Pore-Throat Radius and Irreducible Water in WCSB Rock
The inverse-radius term explains a contrast every WCSB petrophysicist sees. A clean Cardium sand near Pembina with pore throats around 5 to 10 microns develops modest capillary pressure, so a few tens of metres of oil column drain it to an irreducible water saturation near 20 percent and the pay is sharply defined. A Montney or Viking siltstone with throats one to two orders of magnitude smaller generates capillary pressures high enough that even hundreds of metres of column leave irreducible water at 40 percent or more, smearing the oil-water transition over a thick interval. The same buoyancy acts on both; only the pore geometry in the denominator differs.
Interfacial Tension, EOR and Trapped Oil
Because capillary pressure scales directly with interfacial tension, reducing σ is a lever for mobilizing trapped oil. In a water-wet WCSB sandstone, waterflooding leaves residual oil held by capillary forces in pore throats; the capillary number, the ratio of viscous to capillary forces, is too low to displace it. Surfactant floods and miscible CO2 or solvent processes work in part by driving interfacial tension toward zero, collapsing the Young-Laplace capillary pressure so that ordinary viscous pressure gradients can sweep oil that ordinary waterflooding cannot reach.
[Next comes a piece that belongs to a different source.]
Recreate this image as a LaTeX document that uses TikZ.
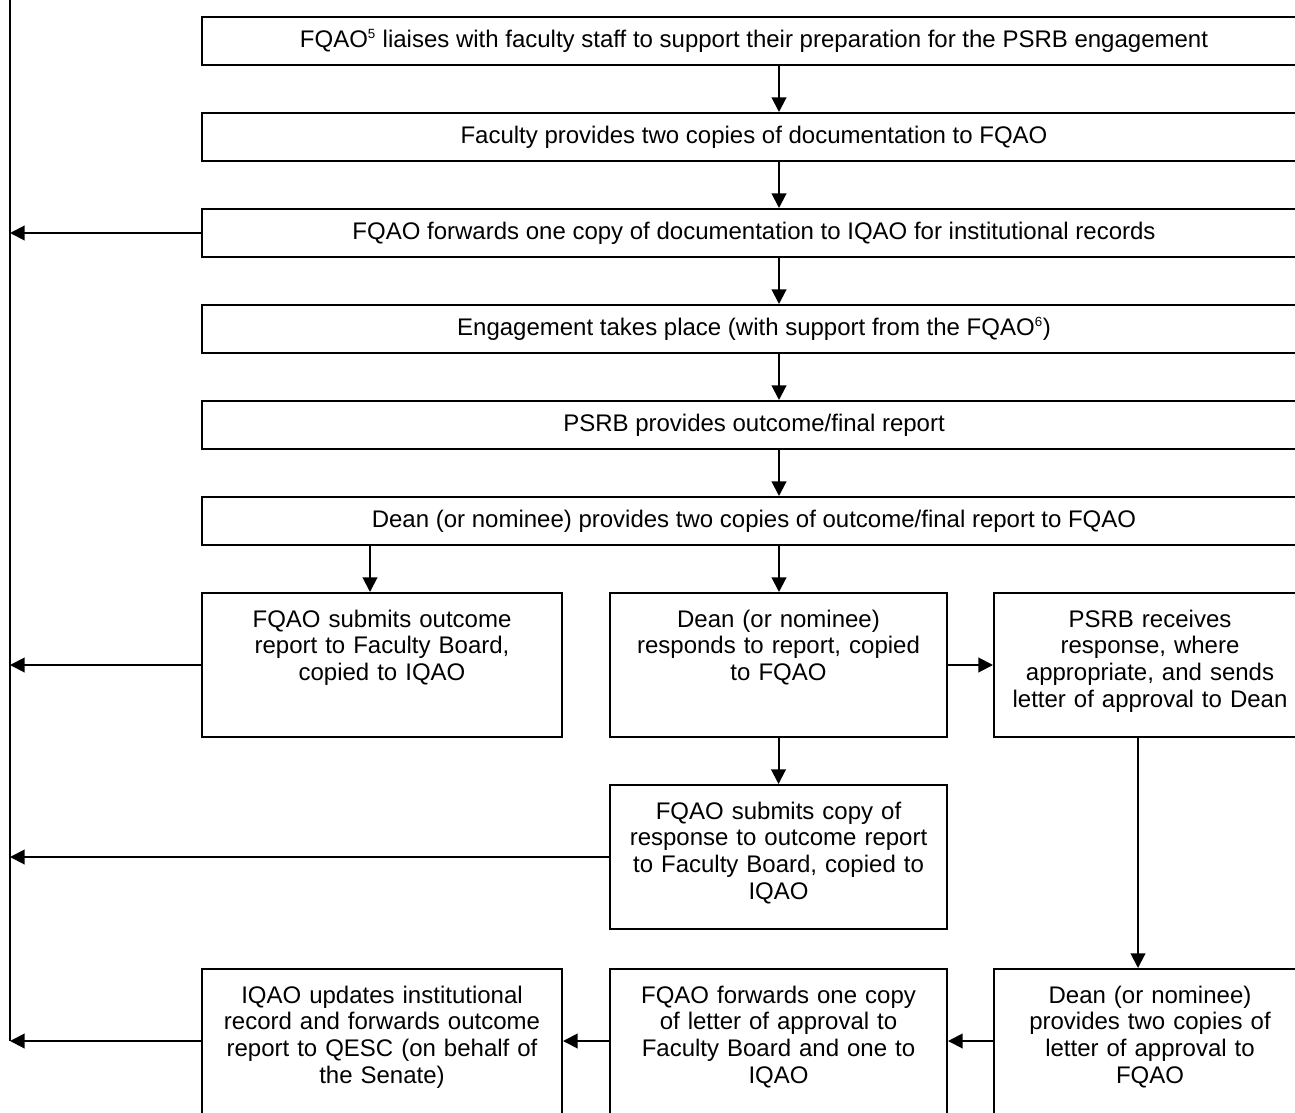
\documentclass[tikz,border=0pt]{standalone}
\usepackage{fontspec}
\setmainfont{Liberation Sans}
\usetikzlibrary{arrows.meta}
\newcommand{\flowfont}{\fontsize{18}{20}\selectfont}
\newcommand{\notemark}[1]{\textsuperscript{\fontsize{10}{10}\selectfont #1}}

\begin{document}
\begin{tikzpicture}[x=0.75pt,y=-0.75pt,
  widebox/.style={draw, line width=1.5pt, minimum width=828pt, minimum height=36pt, inner sep=0pt, font=\flowfont},
  tallbox/.style={draw, line width=1.5pt, minimum height=108pt, inner sep=0pt},
  boxtext/.style={anchor=base, inner sep=0pt, align=center, font=\flowfont},
  arr/.style={line width=1.5pt, -{Triangle[length=11pt,width=11pt]}},
  rail/.style={line width=1.5pt}]
\useasboundingbox (0,0) rectangle (1295,1113);
\clip (0,0) rectangle (1295,1113);

%Guides for the connectors
\coordinate (railtop) at (10,0);
\coordinate (railend) at (10,1041);
\coordinate (spine) at (779,0);
\coordinate (leftdrop) at (370,0);
\coordinate (rightdrop) at (1138,0);

%Shape: wide steps
\node[widebox] (liaise) at (754,41) {FQAO\notemark{5} liaises with faculty staff to support their preparation for the PSRB engagement};
\node[widebox] (docs) at (754,137) {Faculty provides two copies of documentation to FQAO};
\node[widebox] (fwd) at (754,233) {FQAO forwards one copy of documentation to IQAO for institutional records};
\node[widebox] (event) at (754,329) {Engagement takes place (with support from the FQAO\notemark{6})};
\node[widebox] (outcome) at (754,425) {PSRB provides outcome/final report};
\node[widebox] (deancopies) at (754,521) {Dean (or nominee) provides two copies of outcome/final report to FQAO};

%Shape: second row
\node[tallbox, minimum width=270pt] (submit) at (382,665) {};
\node[tallbox, minimum width=252.75pt] (respond) at (778.5,665) {};
\node[tallbox, minimum width=234pt] (approve) at (1150,665) {};
%Shape: third row
\node[tallbox, minimum width=252.75pt] (submitcopy) at (778.5,857) {};
%Shape: last row, cut by the lower edge
\node[tallbox, minimum width=270pt, minimum height=111pt] (update) at (382,1043) {};
\node[tallbox, minimum width=252.75pt, minimum height=111pt] (forward) at (778.5,1043) {};
\node[tallbox, minimum width=234pt, minimum height=111pt] (deanletter) at (1150,1043) {};

% Text Node
\node[boxtext, text width=270pt] (submittxt) at (382,627) {FQAO submits outcome\\report to Faculty Board,\\copied to IQAO};
% Text Node
\node[boxtext, text width=252pt] (respondtxt) at (778.5,627) {Dean (or nominee)\\responds to report, copied\\to FQAO};
% Text Node
\node[boxtext, text width=234pt] (approvetxt) at (1150,627) {PSRB receives\\response, where\\appropriate, and sends\\letter of approval to Dean};
% Text Node
\node[boxtext, text width=252pt] (submitcopytxt) at (778.5,819) {FQAO submits copy of\\response to outcome report\\to Faculty Board, copied to\\IQAO};
% Text Node
\node[boxtext, text width=270pt] (updatetxt) at (382,1003) {IQAO updates institutional\\record and forwards outcome\\report to QESC (on behalf of\\the Senate)};
% Text Node
\node[boxtext, text width=252pt] (forwardtxt) at (778.5,1003) {FQAO forwards one copy\\of letter of approval to\\Faculty Board and one to\\IQAO};
% Text Node
\node[boxtext, text width=234pt] (deanlettertxt) at (1150,1003) {Dean (or nominee)\\provides two copies of\\letter of approval to\\FQAO};

%Straight Lines: main flow
\draw[arr] (liaise.south -| spine) -- (docs.north -| spine);
\draw[arr] (docs.south -| spine) -- (fwd.north -| spine);
\draw[arr] (fwd.south -| spine) -- (event.north -| spine);
\draw[arr] (event.south -| spine) -- (outcome.north -| spine);
\draw[arr] (outcome.south -| spine) -- (deancopies.north -| spine);
\draw[arr] (deancopies.south -| leftdrop) -- (submit.north -| leftdrop);
\draw[arr] (deancopies.south -| spine) -- (respond.north -| spine);
\draw[arr] (respond.east) -- (approve.west);
\draw[arr] (respond.south) -- (submitcopy.north);
\draw[arr] (approve.south -| rightdrop) -- (deanletter.north -| rightdrop);
\draw[arr] (deanletter.west |- railend) -- (forward.east |- railend);
\draw[arr] (forward.west |- railend) -- (update.east |- railend);

%Straight Lines: records rail on the left
\draw[rail] (railtop) -- (railend);
\draw[arr] (fwd.west) -- (fwd.west -| railtop);
\draw[arr] (submit.west) -- (submit.west -| railtop);
\draw[arr] (submitcopy.west) -- (submitcopy.west -| railtop);
\draw[arr] (update.west |- railend) -- (railend);

\end{tikzpicture}
\end{document}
This is the physical basis for enhanced oil recovery economics in mature Cardium and Viking pools.
Fast Facts
The equation carries two names because the physics was assembled in two steps in 1805: Thomas Young described the contact-angle relationship at a solid surface in words, and Pierre-Simon Laplace gave the mathematical form of the pressure jump across a curved interface the same year. More than two centuries later their relationship still sets, pore by pore, how high a hydrocarbon column must stand before it can push water out of a given rock, making it one of the oldest pieces of physics still doing daily work in reservoir engineering.
Related Terms
The Young-Laplace equation is the engine behind several reservoir concepts. Its direct output is Capillary Pressure, the pressure that must be overcome for a non-wetting fluid to enter a pore. The cosθ term is set by Wettability, which determines whether a displacement is spontaneous imbibition or forced drainage. Capillary pressure interacts with Relative Permeability to control multiphase flow, and the height-integrated form fixes Irreducible Water Saturation, the floor below which connate water will not be displaced.
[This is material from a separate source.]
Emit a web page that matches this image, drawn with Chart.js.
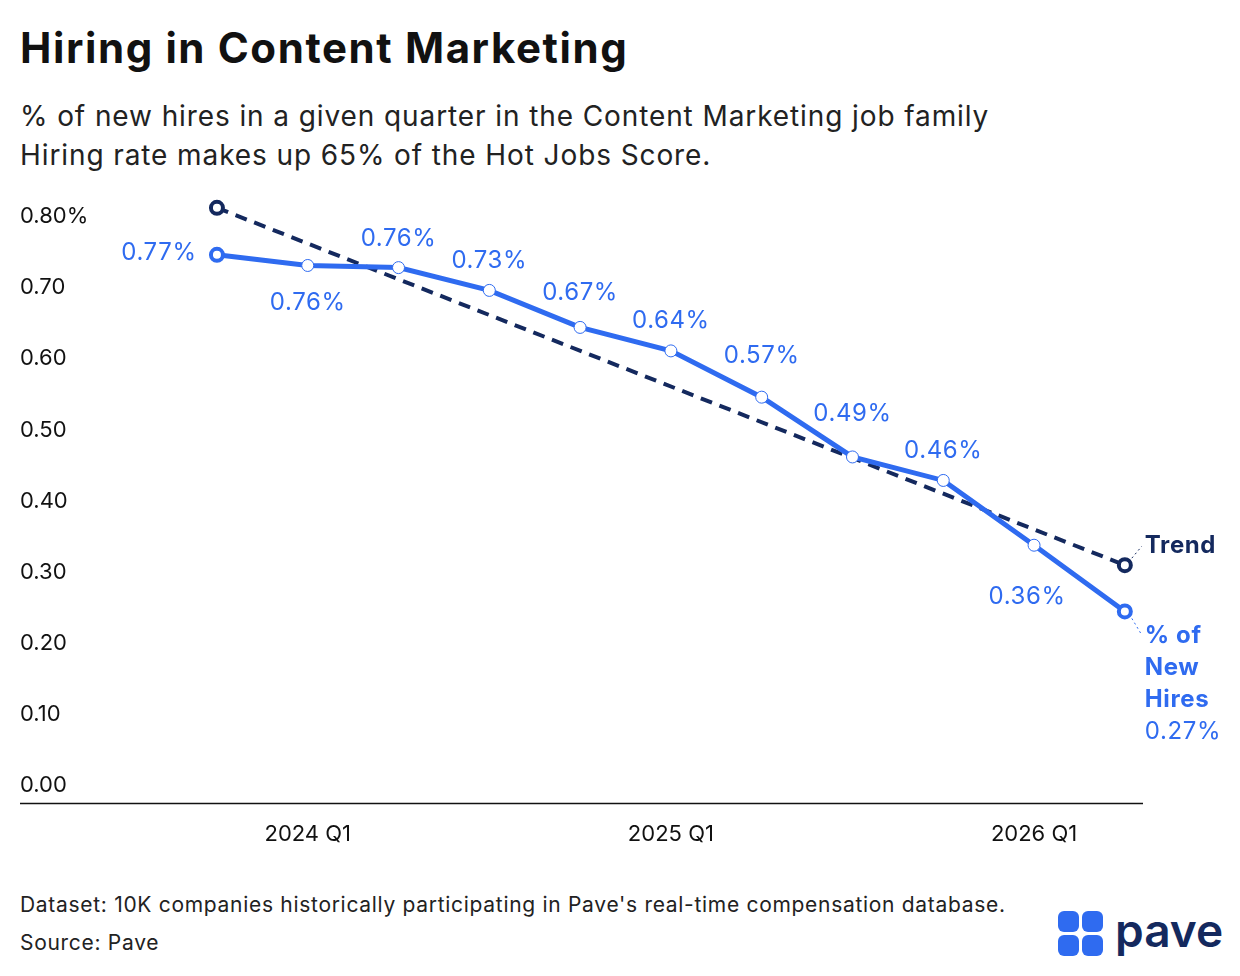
<!DOCTYPE html>
<html><head><meta charset="utf-8">
<script src="https://cdn.jsdelivr.net/npm/chart.js@4"></script>
<style>
body{margin:0;width:1240px;height:976px;background:#fff;font-family:Inter,"Noto Sans",sans-serif;position:relative;overflow:hidden;color:#111}
#t{position:absolute;left:20px;top:22px;font-size:42px;font-weight:700;letter-spacing:1.6px}
#s{position:absolute;left:20px;top:97px;font-size:28px;line-height:39px;color:#222;letter-spacing:0.9px}
#cw{position:absolute;left:0;top:169px;width:1240px;height:701px}
#f{position:absolute;left:20px;top:886px;font-size:21px;line-height:38px;color:#222;letter-spacing:0.7px}
#logo{position:absolute;left:1058px;top:911px;display:flex;align-items:center}
.g{display:grid;grid-template-columns:21px 21px;gap:3px;margin-right:12px}
.g div{width:21px;height:21px;background:#2f6bf0;border-radius:6px}
#logo span{font-size:46px;font-weight:600;color:#14295e;letter-spacing:0px;line-height:40px;margin-top:-8px}
</style></head><body>
<div id="t">Hiring in Content Marketing</div>
<div id="s">% of new hires in a given quarter in the Content Marketing job family<br>Hiring rate makes up 65% of the Hot Jobs Score.</div>
<div id="cw"><canvas id="c"></canvas></div>
<div id="f">Dataset: 10K companies historically participating in Pave's real-time compensation database.<br>Source: Pave</div>
<div id="logo"><div class="g"><div></div><div></div><div></div><div></div></div><span>pave</span></div>
<script>
const quarters=["2023 Q4","2024 Q1","2024 Q2","2024 Q3","2024 Q4","2025 Q1","2025 Q2","2025 Q3","2025 Q4","2026 Q1","2026 Q2"];
const hires=[0.746,0.731,0.728,0.696,0.644,0.611,0.546,0.462,0.429,0.338,0.245];
const hireLabels=["0.77%","0.76%","0.76%","0.73%","0.67%","0.64%","0.57%","0.49%","0.46%","0.36%","0.27%"];
const trend=[0.812,0.31];
const yTicks=[0,0.1,0.2,0.3,0.4,0.5,0.6,0.7,0.8];
const xTickIdx=[1,5,9];
const BLUE="#2f6bf0",NAVY="#14295e";
const n=hires.length;
const labelPos=[[-58,-2],[0,37],[0,-29],[0,-30],[0,-35],[0,-30],[0,-41],[0,-43],[0,-30],[-7,52]];
const plug={id:'lbl',afterDatasetsDraw(ch){
 const c=ch.ctx,m=ch.getDatasetMeta(0).data;
 c.save();c.letterSpacing='0.6px';c.font='24px Inter';c.fillStyle=BLUE;c.textAlign='center';c.textBaseline='middle';
 labelPos.forEach((o,i)=>c.fillText(hireLabels[i],m[i].x+o[0],m[i].y+o[1]));
 const tm=ch.getDatasetMeta(1).data[1];const hm=m[n-1];
 c.textAlign='left';c.font='bold 24px Inter';c.fillStyle=NAVY;c.fillText("Trend",tm.x+20,tm.y-19);
 c.fillStyle=BLUE;["% of","New","Hires"].forEach((t,k)=>c.fillText(t,hm.x+20,hm.y+24+k*32));
 c.font='24px Inter';c.fillText(hireLabels[n-1],hm.x+20,hm.y+120);
 c.setLineDash([2,3]);c.lineWidth=1;
 c.strokeStyle=NAVY;c.beginPath();c.moveTo(tm.x+7,tm.y-7);c.lineTo(tm.x+17,tm.y-19);c.stroke();
 c.strokeStyle=BLUE;c.beginPath();c.moveTo(hm.x+7,hm.y+7);c.lineTo(hm.x+16,hm.y+22);c.stroke();
 c.setLineDash([]);c.strokeStyle='#111';c.lineWidth=1.5;const a=ch.chartArea;
 c.beginPath();c.moveTo(20,a.bottom);c.lineTo(a.right,a.bottom);c.stroke();
 c.restore();}};
new Chart(document.getElementById('c'),{type:'line',
data:{datasets:[
 {data:hires.map((v,i)=>({x:i,y:v})),borderColor:BLUE,borderWidth:5,backgroundColor:'#fff',
  pointRadius:6,pointBorderWidth:hires.map((v,i)=>i==0||i==n-1?4:1),pointBorderColor:BLUE,order:1},
 {data:[{x:0,y:trend[0]},{x:n-1,y:trend[1]}],borderColor:NAVY,borderWidth:4,borderDash:[12,8],backgroundColor:'#fff',
  pointRadius:6,pointBorderWidth:4,pointBorderColor:NAVY,order:2}]},
options:{responsive:true,maintainAspectRatio:false,animation:false,
 layout:{padding:{left:20,right:97,top:0,bottom:4}},
 plugins:{legend:{display:false},tooltip:{enabled:false}},
 scales:{
  x:{type:'linear',min:-1.2,max:10.2,grid:{display:false,drawTicks:false},border:{display:false},
   afterBuildTicks:s=>{s.ticks=xTickIdx.map(v=>({value:v}))},
   ticks:{padding:18,color:'#111',font:{size:22,family:'Inter'},callback:v=>quarters[v]}},
  y:{min:-0.025,max:0.848,grid:{display:false,drawTicks:false},border:{display:false},
   afterBuildTicks:s=>{s.ticks=yTicks.map(v=>({value:v}))},
   afterFit:s=>{s.width=88},
   ticks:{crossAlign:'far',padding:0,color:'#111',font:{size:22,family:'Inter'},callback:v=>v.toFixed(2)+(v>0.79?'%':'')}}}},
plugins:[plug]});
</script></body></html>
Mispredicted Net Pay on a Viking Appraisal
A WCSB operator appraising a Viking oil pool initially used a capillary-pressure curve scaled with a generic oil-brine interfacial tension, which produced an optimistic saturation-height function and a thin, well-defined transition zone. Core measurements on the actual fluids returned a lower interfacial tension and a more water-wet contact angle, which through the Young-Laplace relationship raised the capillary pressure required at every height and thickened the transition zone substantially. The corrected model dropped clean-pay thickness by roughly a third and cut estimated recoverable volumes accordingly.
The revision changed the development decision: the thicker transition zone meant early water production and lower per-well rates, so the operator reduced the planned well count and reworked the economics before committing capital. The cost of the additional special-core-analysis program, on the order of CAD 120,000, was trivial against the capital it redirected.